> _Work to be completed_
Transcribe the material from its first line onward, ending with the line that contains "off = width / 2" and adding nothing beyond it.

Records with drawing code
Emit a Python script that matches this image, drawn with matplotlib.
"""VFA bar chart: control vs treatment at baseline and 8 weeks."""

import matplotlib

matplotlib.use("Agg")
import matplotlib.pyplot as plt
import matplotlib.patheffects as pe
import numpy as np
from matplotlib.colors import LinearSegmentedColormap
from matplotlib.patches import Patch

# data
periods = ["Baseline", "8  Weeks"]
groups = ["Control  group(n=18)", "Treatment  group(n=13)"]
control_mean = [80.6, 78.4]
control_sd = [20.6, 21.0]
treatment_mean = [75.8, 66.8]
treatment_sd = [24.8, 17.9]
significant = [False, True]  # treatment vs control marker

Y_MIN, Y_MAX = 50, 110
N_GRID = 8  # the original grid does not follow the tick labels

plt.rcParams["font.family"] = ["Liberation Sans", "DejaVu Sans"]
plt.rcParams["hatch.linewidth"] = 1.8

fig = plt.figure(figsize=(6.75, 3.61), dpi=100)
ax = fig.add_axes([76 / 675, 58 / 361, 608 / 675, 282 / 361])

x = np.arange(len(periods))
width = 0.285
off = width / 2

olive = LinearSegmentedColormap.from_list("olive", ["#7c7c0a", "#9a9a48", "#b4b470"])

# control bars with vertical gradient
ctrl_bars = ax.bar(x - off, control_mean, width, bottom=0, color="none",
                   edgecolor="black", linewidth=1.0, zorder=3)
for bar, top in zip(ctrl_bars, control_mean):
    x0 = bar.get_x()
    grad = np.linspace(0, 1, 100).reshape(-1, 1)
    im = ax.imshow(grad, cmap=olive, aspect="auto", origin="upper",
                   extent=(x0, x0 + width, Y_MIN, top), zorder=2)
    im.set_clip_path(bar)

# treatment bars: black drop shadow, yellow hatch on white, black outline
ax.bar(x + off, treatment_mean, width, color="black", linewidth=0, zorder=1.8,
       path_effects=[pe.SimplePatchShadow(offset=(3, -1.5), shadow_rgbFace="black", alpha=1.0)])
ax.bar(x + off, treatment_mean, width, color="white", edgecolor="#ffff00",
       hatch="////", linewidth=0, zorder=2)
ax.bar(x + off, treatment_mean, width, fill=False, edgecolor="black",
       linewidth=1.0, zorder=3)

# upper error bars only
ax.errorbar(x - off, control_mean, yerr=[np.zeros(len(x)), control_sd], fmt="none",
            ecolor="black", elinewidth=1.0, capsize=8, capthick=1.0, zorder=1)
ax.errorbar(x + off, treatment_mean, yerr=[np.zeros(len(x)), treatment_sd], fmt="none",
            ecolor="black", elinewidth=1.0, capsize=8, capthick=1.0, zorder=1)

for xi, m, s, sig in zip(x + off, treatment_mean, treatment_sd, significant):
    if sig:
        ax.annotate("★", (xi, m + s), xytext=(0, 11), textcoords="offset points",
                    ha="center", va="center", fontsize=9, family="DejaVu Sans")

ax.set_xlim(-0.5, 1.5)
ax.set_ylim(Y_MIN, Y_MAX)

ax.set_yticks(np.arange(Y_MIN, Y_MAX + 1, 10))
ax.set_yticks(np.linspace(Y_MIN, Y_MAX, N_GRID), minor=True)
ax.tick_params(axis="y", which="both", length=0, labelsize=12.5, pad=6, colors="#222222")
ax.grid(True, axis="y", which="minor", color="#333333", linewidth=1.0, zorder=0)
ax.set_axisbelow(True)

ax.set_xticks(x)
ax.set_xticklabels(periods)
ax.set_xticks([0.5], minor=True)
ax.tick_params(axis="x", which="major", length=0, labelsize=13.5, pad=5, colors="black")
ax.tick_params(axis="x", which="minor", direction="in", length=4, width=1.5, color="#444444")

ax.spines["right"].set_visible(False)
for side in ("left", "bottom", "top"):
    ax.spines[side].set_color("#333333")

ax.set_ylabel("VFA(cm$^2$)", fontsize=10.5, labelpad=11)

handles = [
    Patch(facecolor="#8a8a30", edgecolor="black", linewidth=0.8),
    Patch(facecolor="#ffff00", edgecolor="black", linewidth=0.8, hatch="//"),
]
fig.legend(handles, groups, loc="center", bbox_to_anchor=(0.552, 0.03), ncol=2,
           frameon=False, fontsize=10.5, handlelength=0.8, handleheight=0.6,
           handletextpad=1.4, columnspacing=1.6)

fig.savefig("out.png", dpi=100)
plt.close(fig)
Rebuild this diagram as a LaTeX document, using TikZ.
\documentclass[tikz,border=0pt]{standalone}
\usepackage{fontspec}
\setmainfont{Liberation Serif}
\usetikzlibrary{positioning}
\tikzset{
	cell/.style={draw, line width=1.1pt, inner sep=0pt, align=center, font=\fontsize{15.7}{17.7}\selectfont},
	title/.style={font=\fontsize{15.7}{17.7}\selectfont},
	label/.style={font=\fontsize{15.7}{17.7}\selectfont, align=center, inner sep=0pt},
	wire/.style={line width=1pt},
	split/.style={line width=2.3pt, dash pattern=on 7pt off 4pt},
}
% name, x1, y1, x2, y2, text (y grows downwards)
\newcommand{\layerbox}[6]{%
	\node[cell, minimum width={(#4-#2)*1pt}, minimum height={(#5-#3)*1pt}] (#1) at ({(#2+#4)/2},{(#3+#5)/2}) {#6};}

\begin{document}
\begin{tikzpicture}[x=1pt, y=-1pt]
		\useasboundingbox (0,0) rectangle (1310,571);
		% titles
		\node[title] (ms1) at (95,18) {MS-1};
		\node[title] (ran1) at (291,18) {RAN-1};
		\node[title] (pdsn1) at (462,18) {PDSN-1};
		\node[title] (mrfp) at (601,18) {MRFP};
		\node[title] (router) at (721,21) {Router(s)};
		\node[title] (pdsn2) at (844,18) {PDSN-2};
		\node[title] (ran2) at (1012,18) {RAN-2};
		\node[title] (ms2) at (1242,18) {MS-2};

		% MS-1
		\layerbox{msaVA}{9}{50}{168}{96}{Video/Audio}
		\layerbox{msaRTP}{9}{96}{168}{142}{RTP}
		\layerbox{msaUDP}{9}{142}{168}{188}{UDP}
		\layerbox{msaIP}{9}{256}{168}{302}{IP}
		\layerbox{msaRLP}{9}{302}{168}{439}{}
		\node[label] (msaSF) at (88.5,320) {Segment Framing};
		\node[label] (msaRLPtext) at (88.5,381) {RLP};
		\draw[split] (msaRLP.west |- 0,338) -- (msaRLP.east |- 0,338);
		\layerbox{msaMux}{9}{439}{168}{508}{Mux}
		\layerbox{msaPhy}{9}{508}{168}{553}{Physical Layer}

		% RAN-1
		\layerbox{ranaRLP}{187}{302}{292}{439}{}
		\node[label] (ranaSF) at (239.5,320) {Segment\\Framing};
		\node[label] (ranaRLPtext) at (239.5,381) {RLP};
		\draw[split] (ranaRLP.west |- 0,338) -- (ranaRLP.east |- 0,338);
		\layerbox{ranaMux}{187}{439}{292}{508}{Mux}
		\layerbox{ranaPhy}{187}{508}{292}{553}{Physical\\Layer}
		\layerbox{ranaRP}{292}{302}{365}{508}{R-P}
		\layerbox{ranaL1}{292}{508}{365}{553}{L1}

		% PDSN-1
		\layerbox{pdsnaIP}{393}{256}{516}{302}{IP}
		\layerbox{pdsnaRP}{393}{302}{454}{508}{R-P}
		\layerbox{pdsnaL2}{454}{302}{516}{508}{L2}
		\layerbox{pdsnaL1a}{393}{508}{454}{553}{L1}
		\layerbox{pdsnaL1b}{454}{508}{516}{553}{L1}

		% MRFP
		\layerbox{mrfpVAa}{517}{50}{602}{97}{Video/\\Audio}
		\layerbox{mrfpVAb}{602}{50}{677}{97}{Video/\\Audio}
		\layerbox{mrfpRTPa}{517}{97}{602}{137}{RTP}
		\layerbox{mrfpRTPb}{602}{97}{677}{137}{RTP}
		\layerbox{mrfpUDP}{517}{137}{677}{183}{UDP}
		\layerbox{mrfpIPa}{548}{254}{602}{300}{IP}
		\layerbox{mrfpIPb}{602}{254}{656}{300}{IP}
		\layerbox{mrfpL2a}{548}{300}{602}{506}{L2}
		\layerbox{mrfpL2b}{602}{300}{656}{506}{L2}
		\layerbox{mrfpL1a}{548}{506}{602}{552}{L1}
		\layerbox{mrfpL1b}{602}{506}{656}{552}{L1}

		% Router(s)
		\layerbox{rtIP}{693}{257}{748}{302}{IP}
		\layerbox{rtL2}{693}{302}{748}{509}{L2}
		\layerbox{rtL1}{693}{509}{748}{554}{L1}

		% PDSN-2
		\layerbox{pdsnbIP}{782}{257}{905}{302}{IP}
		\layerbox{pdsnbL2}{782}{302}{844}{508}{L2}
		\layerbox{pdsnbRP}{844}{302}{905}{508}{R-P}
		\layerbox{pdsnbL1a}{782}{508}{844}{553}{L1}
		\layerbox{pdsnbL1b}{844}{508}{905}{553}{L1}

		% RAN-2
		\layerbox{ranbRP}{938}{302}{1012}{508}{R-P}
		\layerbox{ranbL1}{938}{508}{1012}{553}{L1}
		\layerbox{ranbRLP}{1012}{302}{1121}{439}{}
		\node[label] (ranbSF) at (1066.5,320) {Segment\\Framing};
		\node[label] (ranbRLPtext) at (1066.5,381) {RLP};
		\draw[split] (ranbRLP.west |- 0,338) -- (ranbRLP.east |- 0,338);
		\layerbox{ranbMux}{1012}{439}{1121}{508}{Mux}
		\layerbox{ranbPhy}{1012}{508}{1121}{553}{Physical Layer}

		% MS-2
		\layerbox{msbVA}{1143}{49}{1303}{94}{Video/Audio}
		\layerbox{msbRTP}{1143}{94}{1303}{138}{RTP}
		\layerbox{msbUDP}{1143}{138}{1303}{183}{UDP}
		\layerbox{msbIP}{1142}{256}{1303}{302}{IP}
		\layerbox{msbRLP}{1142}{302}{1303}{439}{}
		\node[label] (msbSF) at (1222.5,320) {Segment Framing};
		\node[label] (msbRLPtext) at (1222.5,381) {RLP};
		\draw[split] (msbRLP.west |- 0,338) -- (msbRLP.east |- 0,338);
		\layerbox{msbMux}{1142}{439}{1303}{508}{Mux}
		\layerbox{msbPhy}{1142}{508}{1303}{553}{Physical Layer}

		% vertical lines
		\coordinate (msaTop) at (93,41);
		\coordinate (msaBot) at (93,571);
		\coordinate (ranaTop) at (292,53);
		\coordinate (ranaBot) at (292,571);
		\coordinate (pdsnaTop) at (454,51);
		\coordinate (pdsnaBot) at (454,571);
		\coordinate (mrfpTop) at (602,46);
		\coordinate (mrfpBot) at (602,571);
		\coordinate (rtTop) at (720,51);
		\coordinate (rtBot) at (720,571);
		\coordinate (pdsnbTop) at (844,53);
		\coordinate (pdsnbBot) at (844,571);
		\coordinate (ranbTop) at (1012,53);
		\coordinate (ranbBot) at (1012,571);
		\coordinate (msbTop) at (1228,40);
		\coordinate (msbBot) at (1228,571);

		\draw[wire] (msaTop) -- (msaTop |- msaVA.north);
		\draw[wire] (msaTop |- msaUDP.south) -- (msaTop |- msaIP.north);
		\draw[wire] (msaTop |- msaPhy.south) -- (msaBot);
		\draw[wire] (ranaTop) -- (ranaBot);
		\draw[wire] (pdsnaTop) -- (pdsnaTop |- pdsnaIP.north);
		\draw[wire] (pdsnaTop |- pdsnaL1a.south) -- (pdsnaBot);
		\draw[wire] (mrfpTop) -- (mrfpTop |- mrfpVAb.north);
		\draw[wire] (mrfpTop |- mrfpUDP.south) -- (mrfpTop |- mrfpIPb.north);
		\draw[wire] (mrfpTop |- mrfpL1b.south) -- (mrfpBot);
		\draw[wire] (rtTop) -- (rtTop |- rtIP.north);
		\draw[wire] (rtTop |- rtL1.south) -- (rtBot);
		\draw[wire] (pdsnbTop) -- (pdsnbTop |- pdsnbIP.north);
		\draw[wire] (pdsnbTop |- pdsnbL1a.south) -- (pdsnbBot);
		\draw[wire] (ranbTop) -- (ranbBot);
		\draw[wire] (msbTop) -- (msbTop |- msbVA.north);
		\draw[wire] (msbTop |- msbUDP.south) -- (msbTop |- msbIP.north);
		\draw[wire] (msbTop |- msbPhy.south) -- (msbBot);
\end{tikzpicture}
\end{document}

> _Response to this exercise_
Emit a Python script that matches this image, drawn with matplotlib.
"""VFA bar chart: control vs treatment at baseline and 8 weeks."""

import matplotlib

matplotlib.use("Agg")
import matplotlib.pyplot as plt
import matplotlib.patheffects as pe
import numpy as np
from matplotlib.colors import LinearSegmentedColormap
from matplotlib.patches import Patch

# data
periods = ["Baseline", "8  Weeks"]
groups = ["Control  group(n=18)", "Treatment  group(n=13)"]
control_mean = [80.6, 78.4]
control_sd = [20.6, 21.0]
treatment_mean = [75.8, 66.8]
treatment_sd = [24.8, 17.9]
significant = [False, True]  # treatment vs control marker

Y_MIN, Y_MAX = 50, 110
N_GRID = 8  # the original grid does not follow the tick labels

plt.rcParams["font.family"] = ["Liberation Sans", "DejaVu Sans"]
plt.rcParams["hatch.linewidth"] = 1.8

fig = plt.figure(figsize=(6.75, 3.61), dpi=100)
ax = fig.add_axes([76 / 675, 58 / 361, 608 / 675, 282 / 361])

x = np.arange(len(periods))
width = 0.285
off = width / 2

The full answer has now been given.